[Material to process]
-------
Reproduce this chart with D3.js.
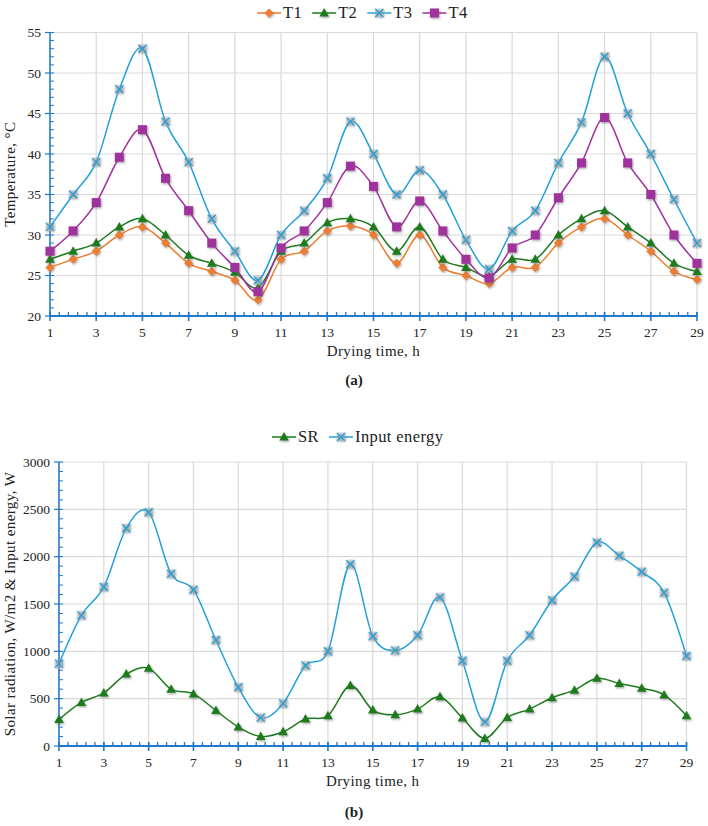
<!DOCTYPE html>
<html><head><meta charset="utf-8">
<script src="https://cdn.jsdelivr.net/npm/d3@7"></script>
<style>
body{margin:0;background:#fff;}
text{font-family:"Liberation Serif","DejaVu Serif",serif;fill:#222;}
</style></head>
<body>
<svg id="c" width="708" height="826"></svg>
<script>
// ---- data ----
const hours = [1,2,3,4,5,6,7,8,9,10,11,12,13,14,15,16,17,18,19,20,21,22,23,24,25,26,27,28,29];
const xTickLabels = [1,3,5,7,9,11,13,15,17,19,21,23,25,27,29];
const T1 = [26,27,28,30,31,29,26.5,25.5,24.4,22,27,28,30.5,31.1,30,26.5,30,26,25,24,26,26,29,31,32,30,28,25.5,24.5];
const T2 = [27,28,29,31,32,30,27.5,26.5,25.4,23.5,28,29,31.5,32,31,28,31,27,26,24.9,27,27,30,32,33,31,29,26.5,25.5];
const T3 = [31,35,39,48,53,44,39,32,28,24.4,30,33,37,44,40,35,38,35,29.4,25.8,30.5,33,38.9,43.9,52,45,40,34.4,29];
const T4 = [28,30.5,34,39.6,43,37,33,29,26,23,28.4,30.5,34,38.5,36,31,34.2,30.5,27,24.7,28.4,30,34.6,38.9,44.5,38.9,35,30,26.5];
const SR = [280,460,560,760,820,600,550,375,200,100,150,285,320,640,380,330,390,520,295,80,300,390,510,590,715,660,610,540,320];
const InputEnergy = [870,1380,1680,2300,2470,1820,1650,1120,620,300,450,850,1000,1920,1160,1010,1170,1570,900,255,900,1170,1540,1790,2150,2010,1840,1620,950];
const tempTicks = [20,25,30,35,40,45,50,55];
const energyTicks = [0,500,1000,1500,2000,2500,3000];

const COL = {orange:"#ED7D31", green:"#1E7B1E", blue:"#21A0DB", purple:"#A0309E", axis:"#1F78C8", grid:"#D9D9D9"};

const svg = d3.select("#c");
const defs = svg.append("defs");
const f = defs.append("filter").attr("id","sh").attr("x","-50%").attr("y","-50%").attr("width","200%").attr("height","200%");
f.append("feDropShadow").attr("dx",1).attr("dy",1.2).attr("stdDeviation",0.9).attr("flood-color","#555").attr("flood-opacity",0.55);
const fb = defs.append("filter").attr("id","blur");
fb.append("feGaussianBlur").attr("stdDeviation",0.8);

function marker(g, type, color, x, y){
  if(type==="diamond"){
    g.append("path").attr("d",`M${x},${y-4.5}L${x+4.5},${y}L${x},${y+4.5}L${x-4.5},${y}Z`).attr("fill",color).attr("filter","url(#sh)");
  } else if(type==="triangle"){
    g.append("path").attr("d",`M${x},${y-5}L${x+4.8},${y+3.5}L${x-4.8},${y+3.5}Z`).attr("fill",color).attr("filter","url(#sh)");
  } else if(type==="square"){
    g.append("rect").attr("x",x-4.5).attr("y",y-4.5).attr("width",9).attr("height",9).attr("fill",color).attr("filter","url(#sh)");
  } else if(type==="x"){
    g.append("rect").attr("x",x-4).attr("y",y-4).attr("width",9).attr("height",9).attr("rx",1.5).attr("fill","#9a9a9a").attr("opacity",0.75).attr("filter","url(#blur)");
    g.append("path").attr("d",`M${x-4},${y-4}L${x+4},${y+4}M${x-4},${y+4}L${x+4},${y-4}`).attr("stroke",color).attr("stroke-width",1.3).attr("fill","none");
  }
}

function chart(o){
  const x = d3.scaleLinear().domain([1,29]).range([o.left,o.right]);
  const y = d3.scaleLinear().domain(o.yDomain).range([o.bottom,o.top]);
  const g = svg.append("g");
  // grid
  g.selectAll(null).data(o.yTicks).join("line")
    .attr("x1",o.left).attr("x2",o.right).attr("y1",d=>y(d)).attr("y2",d=>y(d))
    .attr("stroke",COL.grid).attr("stroke-width",1.2);
  g.selectAll(null).data(xTickLabels).join("line")
    .attr("x1",d=>x(d)).attr("x2",d=>x(d)).attr("y1",o.top).attr("y2",o.bottom)
    .attr("stroke",COL.grid).attr("stroke-width",1.2);
  // series
  const line = d3.line().x((d,i)=>x(hours[i])).y(d=>y(d)).curve(d3.curveCardinal.tension(0));
  o.series.forEach(s=>{
    g.append("path").attr("d",line(s.values)).attr("fill","none").attr("stroke",s.color).attr("stroke-width",1.5);
  });
  // x axis
  const ax = o.axisColor;
  g.append("line").attr("x1",o.left).attr("x2",o.right).attr("y1",o.bottom).attr("y2",o.bottom).attr("stroke",ax).attr("stroke-width",2);
  const minor = d3.range(1, 29.001, 0.4);
  g.selectAll(null).data(minor).join("line")
    .attr("x1",d=>x(d)).attr("x2",d=>x(d)).attr("y1",o.bottom-4).attr("y2",o.bottom)
    .attr("stroke",ax).attr("stroke-width",1.3);
  g.selectAll(null).data(xTickLabels).join("line")
    .attr("x1",d=>x(d)).attr("x2",d=>x(d)).attr("y1",o.bottom-4).attr("y2",o.bottom+5)
    .attr("stroke",ax).attr("stroke-width",1.6);
  g.selectAll(null).data(xTickLabels).join("text")
    .attr("x",d=>x(d)).attr("y",o.bottom+21).attr("text-anchor","middle").attr("font-size",13.5).text(d=>d);
  // y axis
  g.append("line").attr("x1",o.left).attr("x2",o.left).attr("y1",o.top).attr("y2",o.bottom).attr("stroke",ax).attr("stroke-width",1.5);
  const step = (o.yTicks[1]-o.yTicks[0])/5;
  const yMinor = d3.range(o.yDomain[0], o.yDomain[1]+step/2, step);
  g.selectAll(null).data(yMinor).join("line")
    .attr("x1",o.left).attr("x2",o.left+4).attr("y1",d=>y(d)).attr("y2",d=>y(d))
    .attr("stroke",ax).attr("stroke-width",1);
  g.selectAll(null).data(o.yTicks).join("line")
    .attr("x1",o.left-5).attr("x2",o.left).attr("y1",d=>y(d)).attr("y2",d=>y(d))
    .attr("stroke",ax).attr("stroke-width",1.2);
  g.selectAll(null).data(o.yTicks).join("text")
    .attr("x",o.left-9).attr("y",d=>y(d)+4.5).attr("text-anchor","end").attr("font-size",13.5).text(d=>d);
  // markers
  o.series.forEach(s=>{
    s.values.forEach((v,i)=> marker(g, s.marker, s.color, x(hours[i]), y(v)));
  });
  // titles
  g.append("text").attr("x",(o.left+o.right)/2).attr("y",o.bottom+40).attr("text-anchor","middle").attr("font-size",15).attr("letter-spacing",0.4).text("Drying time, h");
  g.append("text").attr("transform",`translate(${o.yTitleX},${(o.top+o.bottom)/2}) rotate(-90)`).attr("text-anchor","middle").attr("font-size",15).attr("letter-spacing",0.4).text(o.yTitle);
  g.append("text").attr("x",354).attr("y",o.labelY).attr("text-anchor","middle").attr("font-size",15).attr("font-weight","bold").text(o.label);
  // legend
  const lg = g.append("g");
  let cx = o.legendX;
  o.series.forEach(s=>{
    lg.append("line").attr("x1",cx).attr("x2",cx+24).attr("y1",o.legendY).attr("y2",o.legendY).attr("stroke",s.color).attr("stroke-width",1.5);
    marker(lg, s.marker, s.color, cx+12, o.legendY);
    const t = lg.append("text").attr("x",cx+26).attr("y",o.legendY+5).attr("font-size",16.5).attr("letter-spacing",0.4).text(s.name);
    cx += 26 + t.node().getComputedTextLength() + 10;
  });
}

chart({left:50,right:697,top:32.5,bottom:316,yDomain:[20,55],yTicks:tempTicks,axisColor:COL.axis,
  yTitle:"Temperature, °C", yTitleX:15, label:"(a)", labelY:385, legendX:257, legendY:13,
  series:[
    {name:"T1",values:T1,color:COL.orange,marker:"diamond"},
    {name:"T2",values:T2,color:COL.green,marker:"triangle"},
    {name:"T3",values:T3,color:COL.blue,marker:"x"},
    {name:"T4",values:T4,color:COL.purple,marker:"square"}
  ]});

chart({left:59,right:686.5,top:462,bottom:746,yDomain:[0,3000],yTicks:energyTicks,axisColor:COL.axis,
  yTitle:"Solar radiation, W/m2 & Input energy, W", yTitleX:15, label:"(b)", labelY:817, legendX:272, legendY:437,
  series:[
    {name:"SR",values:SR,color:COL.green,marker:"triangle"},
    {name:"Input energy",values:InputEnergy,color:COL.blue,marker:"x"}
  ]});
</script>
</body></html>
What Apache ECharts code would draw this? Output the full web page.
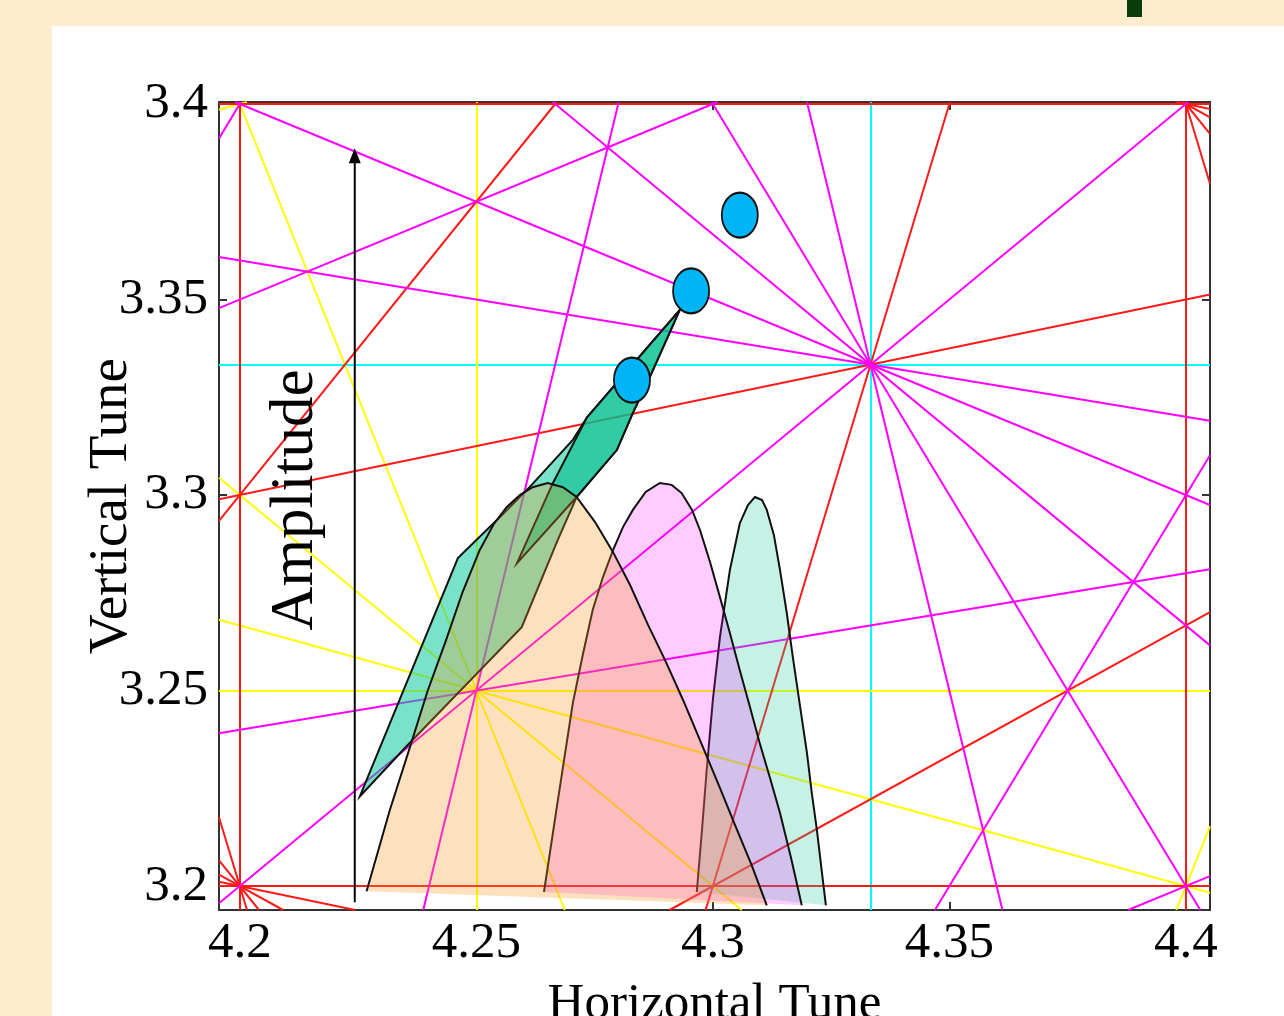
-------
[Problem requirements] Write out every line of the entries that holds the word "this".

[Answer to the task]
Reproduce this chart with D3.js.
What Apache ECharts code would draw this? Output the full web page.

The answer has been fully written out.